E nas eleições tem-se registado que “os mais velhos são um eleitorado mais poderoso do que os jovens”, destacam os autores do estudo, lembrando que em muitos países “as taxas de fertilidade mais baixas, bem como a esperança de vida cada vez maior, resultaram num aumento constante na idade do eleitor médio”. Em Portugal esta idade média estará nos 44 anos e deverá aumentar para 50,2 em 2030, informam ainda.

É uma situação que está para durar, portanto e que “não seria problemática se os votantes mais velhos demonstrassem altruísmo (intergeracional) e, consequentemente, fizessem da preservação da vida e dos padrões ambientais uma prioridade”. Só que a realidade não é esta como tem sido demonstrada pela investigação nesta área, prosseguem os autores do estudo dando conta, por exemplo, que “os idosos são menos propensos a apoiar políticas climáticas” e que dão preferência a que o investimento os tenha como alvo em vez de se gastar mais na educação.

O peso deste eleitorado mais velho é também assumido pela generalidade dos responsáveis políticos entrevistados, quando coincidem no diagnóstico de que “os jovens se encontram insuficientemente representados pelos partidos políticos, pelos órgãos democráticos, pelas organizações sindicais e até pelas juventudes partidárias no processo e na decisão sobre as principais matérias que lhes dizem respeito”.

Voltando aos deputados, identifique-se então que medidas foram votadas pelos 43% que consideram ter participado em decisões relativas à justiça intergeracional.

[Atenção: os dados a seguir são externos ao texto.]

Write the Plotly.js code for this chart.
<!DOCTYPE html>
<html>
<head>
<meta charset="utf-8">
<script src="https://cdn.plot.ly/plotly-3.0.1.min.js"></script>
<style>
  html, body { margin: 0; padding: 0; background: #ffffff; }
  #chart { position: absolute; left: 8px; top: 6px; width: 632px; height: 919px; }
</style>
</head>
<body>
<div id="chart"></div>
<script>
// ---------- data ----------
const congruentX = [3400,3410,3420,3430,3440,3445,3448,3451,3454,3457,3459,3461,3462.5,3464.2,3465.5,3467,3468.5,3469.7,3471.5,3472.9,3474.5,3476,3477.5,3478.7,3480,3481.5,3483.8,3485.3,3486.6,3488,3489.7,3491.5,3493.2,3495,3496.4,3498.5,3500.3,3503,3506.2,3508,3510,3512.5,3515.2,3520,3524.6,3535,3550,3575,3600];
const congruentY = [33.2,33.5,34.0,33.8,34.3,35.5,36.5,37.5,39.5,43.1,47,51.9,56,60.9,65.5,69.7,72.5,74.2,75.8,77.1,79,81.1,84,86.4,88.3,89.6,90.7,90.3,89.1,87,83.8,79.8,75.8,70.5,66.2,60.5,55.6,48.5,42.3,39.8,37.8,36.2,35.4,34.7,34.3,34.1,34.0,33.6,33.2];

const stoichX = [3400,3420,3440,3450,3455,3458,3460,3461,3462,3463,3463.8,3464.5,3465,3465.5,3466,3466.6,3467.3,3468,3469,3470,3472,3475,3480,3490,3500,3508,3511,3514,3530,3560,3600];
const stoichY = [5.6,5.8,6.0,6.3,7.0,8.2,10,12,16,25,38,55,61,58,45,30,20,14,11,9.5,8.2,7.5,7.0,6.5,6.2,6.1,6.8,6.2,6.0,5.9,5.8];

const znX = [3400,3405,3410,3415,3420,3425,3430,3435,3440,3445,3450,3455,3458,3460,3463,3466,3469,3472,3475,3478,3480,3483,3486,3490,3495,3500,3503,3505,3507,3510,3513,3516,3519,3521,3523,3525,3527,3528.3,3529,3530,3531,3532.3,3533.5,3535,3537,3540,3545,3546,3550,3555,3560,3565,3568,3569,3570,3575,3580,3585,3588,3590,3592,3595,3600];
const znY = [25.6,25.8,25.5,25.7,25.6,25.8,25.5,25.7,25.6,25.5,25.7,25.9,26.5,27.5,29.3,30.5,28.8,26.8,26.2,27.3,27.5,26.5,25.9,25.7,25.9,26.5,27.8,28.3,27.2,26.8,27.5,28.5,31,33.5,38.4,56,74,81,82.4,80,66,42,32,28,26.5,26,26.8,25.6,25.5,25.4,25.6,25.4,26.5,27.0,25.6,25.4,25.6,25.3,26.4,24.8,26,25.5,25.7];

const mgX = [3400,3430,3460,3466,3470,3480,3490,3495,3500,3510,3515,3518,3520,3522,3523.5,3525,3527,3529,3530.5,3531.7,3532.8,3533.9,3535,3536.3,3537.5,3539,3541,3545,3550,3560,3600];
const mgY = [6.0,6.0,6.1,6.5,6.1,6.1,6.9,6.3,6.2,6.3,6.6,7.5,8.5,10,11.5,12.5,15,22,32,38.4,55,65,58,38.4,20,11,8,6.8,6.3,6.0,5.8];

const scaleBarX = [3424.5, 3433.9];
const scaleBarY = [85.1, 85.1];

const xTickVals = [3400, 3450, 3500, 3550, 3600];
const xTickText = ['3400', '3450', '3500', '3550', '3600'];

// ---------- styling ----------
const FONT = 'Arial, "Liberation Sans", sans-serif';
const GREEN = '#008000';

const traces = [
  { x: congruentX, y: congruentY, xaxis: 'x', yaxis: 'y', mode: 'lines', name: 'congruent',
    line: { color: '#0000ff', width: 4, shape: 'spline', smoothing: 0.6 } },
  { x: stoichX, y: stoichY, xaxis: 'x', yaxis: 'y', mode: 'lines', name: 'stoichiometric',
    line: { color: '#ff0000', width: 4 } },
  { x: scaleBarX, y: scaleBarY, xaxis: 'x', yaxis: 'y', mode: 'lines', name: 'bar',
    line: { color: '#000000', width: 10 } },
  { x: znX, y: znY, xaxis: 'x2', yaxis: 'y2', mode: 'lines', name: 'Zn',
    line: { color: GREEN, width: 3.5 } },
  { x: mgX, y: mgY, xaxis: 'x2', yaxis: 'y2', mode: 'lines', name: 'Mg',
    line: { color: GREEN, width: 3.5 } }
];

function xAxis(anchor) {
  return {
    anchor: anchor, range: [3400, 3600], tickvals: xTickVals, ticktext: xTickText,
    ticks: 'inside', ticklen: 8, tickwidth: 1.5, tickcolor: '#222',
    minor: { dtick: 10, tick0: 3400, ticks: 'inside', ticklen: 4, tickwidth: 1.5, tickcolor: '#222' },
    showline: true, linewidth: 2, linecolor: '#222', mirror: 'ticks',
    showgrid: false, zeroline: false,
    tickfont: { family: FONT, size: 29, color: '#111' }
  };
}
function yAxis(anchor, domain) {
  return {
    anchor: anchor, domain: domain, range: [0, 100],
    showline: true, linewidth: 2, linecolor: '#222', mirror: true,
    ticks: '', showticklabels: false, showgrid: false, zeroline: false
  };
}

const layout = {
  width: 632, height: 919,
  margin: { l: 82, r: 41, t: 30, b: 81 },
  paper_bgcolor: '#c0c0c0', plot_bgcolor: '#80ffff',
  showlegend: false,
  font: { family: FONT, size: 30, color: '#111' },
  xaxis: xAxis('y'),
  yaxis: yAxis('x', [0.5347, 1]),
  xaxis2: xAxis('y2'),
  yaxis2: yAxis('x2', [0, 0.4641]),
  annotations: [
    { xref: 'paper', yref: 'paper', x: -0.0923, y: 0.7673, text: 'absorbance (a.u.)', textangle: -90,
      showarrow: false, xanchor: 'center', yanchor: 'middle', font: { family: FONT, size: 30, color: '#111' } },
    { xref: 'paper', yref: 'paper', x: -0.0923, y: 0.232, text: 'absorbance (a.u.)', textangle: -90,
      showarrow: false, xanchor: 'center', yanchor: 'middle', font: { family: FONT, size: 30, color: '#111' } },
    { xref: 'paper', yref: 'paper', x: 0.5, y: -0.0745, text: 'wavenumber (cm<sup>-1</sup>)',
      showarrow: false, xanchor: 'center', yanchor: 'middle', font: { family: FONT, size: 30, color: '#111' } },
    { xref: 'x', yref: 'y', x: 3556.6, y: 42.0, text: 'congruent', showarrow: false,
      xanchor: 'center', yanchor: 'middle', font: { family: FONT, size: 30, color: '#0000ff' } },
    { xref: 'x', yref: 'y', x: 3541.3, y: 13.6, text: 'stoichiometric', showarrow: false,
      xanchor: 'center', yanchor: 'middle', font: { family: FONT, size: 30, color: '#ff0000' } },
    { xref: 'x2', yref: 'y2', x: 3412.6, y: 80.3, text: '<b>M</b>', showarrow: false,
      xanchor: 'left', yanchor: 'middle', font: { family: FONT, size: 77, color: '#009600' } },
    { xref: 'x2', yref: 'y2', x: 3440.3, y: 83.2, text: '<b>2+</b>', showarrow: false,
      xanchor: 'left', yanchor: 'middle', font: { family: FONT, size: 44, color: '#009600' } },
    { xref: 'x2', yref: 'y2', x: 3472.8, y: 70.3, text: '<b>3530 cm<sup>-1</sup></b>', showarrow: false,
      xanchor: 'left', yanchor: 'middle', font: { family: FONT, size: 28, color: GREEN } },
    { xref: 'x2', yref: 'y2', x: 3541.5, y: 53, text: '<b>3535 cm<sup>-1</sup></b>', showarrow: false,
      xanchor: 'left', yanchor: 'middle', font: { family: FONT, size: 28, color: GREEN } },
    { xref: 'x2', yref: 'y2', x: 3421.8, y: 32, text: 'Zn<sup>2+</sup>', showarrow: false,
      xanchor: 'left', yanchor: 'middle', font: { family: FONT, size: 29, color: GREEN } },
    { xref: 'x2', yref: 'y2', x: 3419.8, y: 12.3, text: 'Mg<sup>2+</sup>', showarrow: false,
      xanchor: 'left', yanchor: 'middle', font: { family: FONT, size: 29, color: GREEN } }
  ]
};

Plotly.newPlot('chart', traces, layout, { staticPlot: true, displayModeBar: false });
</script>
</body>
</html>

Eis algumas delas: criação do imposto sobre bebidas açucaradas; gestão de resíduos; habitação jovem; transparência na informação anual sobre a expectativa do valor da reforma.

Educação e dívida pública

É pouco e são os próprios deputados a reconhecê-lo: 64% concordam que o papel da justiça intergeracional no discurso político “é insuficiente”, embora 75% assumam que que esta questão é “muito importante” para eles.

Quem é então culpado por esta discrepância? Mais uma vez, para os decisores políticos o problema está nos cidadãos. Que por sua vez também culpam os culpam, como se pode ver num outro inquérito promovido pela Gulbenkian a 801 residentes em Portugal e que mostra, entre muitas outras coisas, que “mais de metade considera que os decisores políticos não estão a fazer o suficiente pelas gerações futuras”.

Já os responsáveis partidários entrevistados para este estudo da Gulbenkian “concordam que os eleitores têm uma visão a curto prazo” e também em média “um baixo nível de educação, o que faz com que sejam ainda menos susceptíveis a compreender problemas complexos com um efeito a longo prazo”.

Entre os deputados, 78,5% consideram que “é mais difícil percepcionar a dimensão geracional dos problemas sociais do que a dimensão étnica ou de género”. Quase outros tantos (72%) concordam que as gerações actuais estão a “transferir poucos recursos” para as gerações futuras.

Sobre o que já foi feito em benefício da justiça intergeracional, aparece em primeiro lugar o investimento em educação com 52,3% dos deputados a destacá-lo, com especial destaque para os eleitos pelo PS. Da esquerda à direita verifica-se um acordo mais forte pela negativa: tanto a dívida pública, como a gestão da habitação, “não foi elaborada pensando nas gerações futuras”.

Confrontados com uma série de medidas que poderiam ser adoptadas para garantir uma maior justiça intergeracional,  existem quatro que se destacam pela concordância obtida: “aumentar impostos sobre bens de consumo altamente poluentes (93,8%; aumentar a despesa pública em educação de infância de alta qualidade (89,2%); tomar medidas para aumentar a participação eleitoral dos jovens (87,5%); recompensar familiares por educarem as gerações mais novas e cuidarem das mais velhas, através de benefícios fiscais e de Segurança Social (83,1%).

De volta ao “condicionamento” dos políticos pelos eleitores, refira-se ainda que quando questionados sobre o que deve ser feito para garantir a justiça intergeracional, os responsáveis partidários foram quase unânimes em salientar que “faltam estudos e indicadores precisos para medir “o seu nível.  E que a existirem estes estudos permitiram não só apontar “soluções adequadas, como também sensibilizar a sociedade, que assim poderia fazer pressão e, desse modo, seriam criados incentivos eleitorais aos partidos para pôr temas de sustentabilidade na agenda”.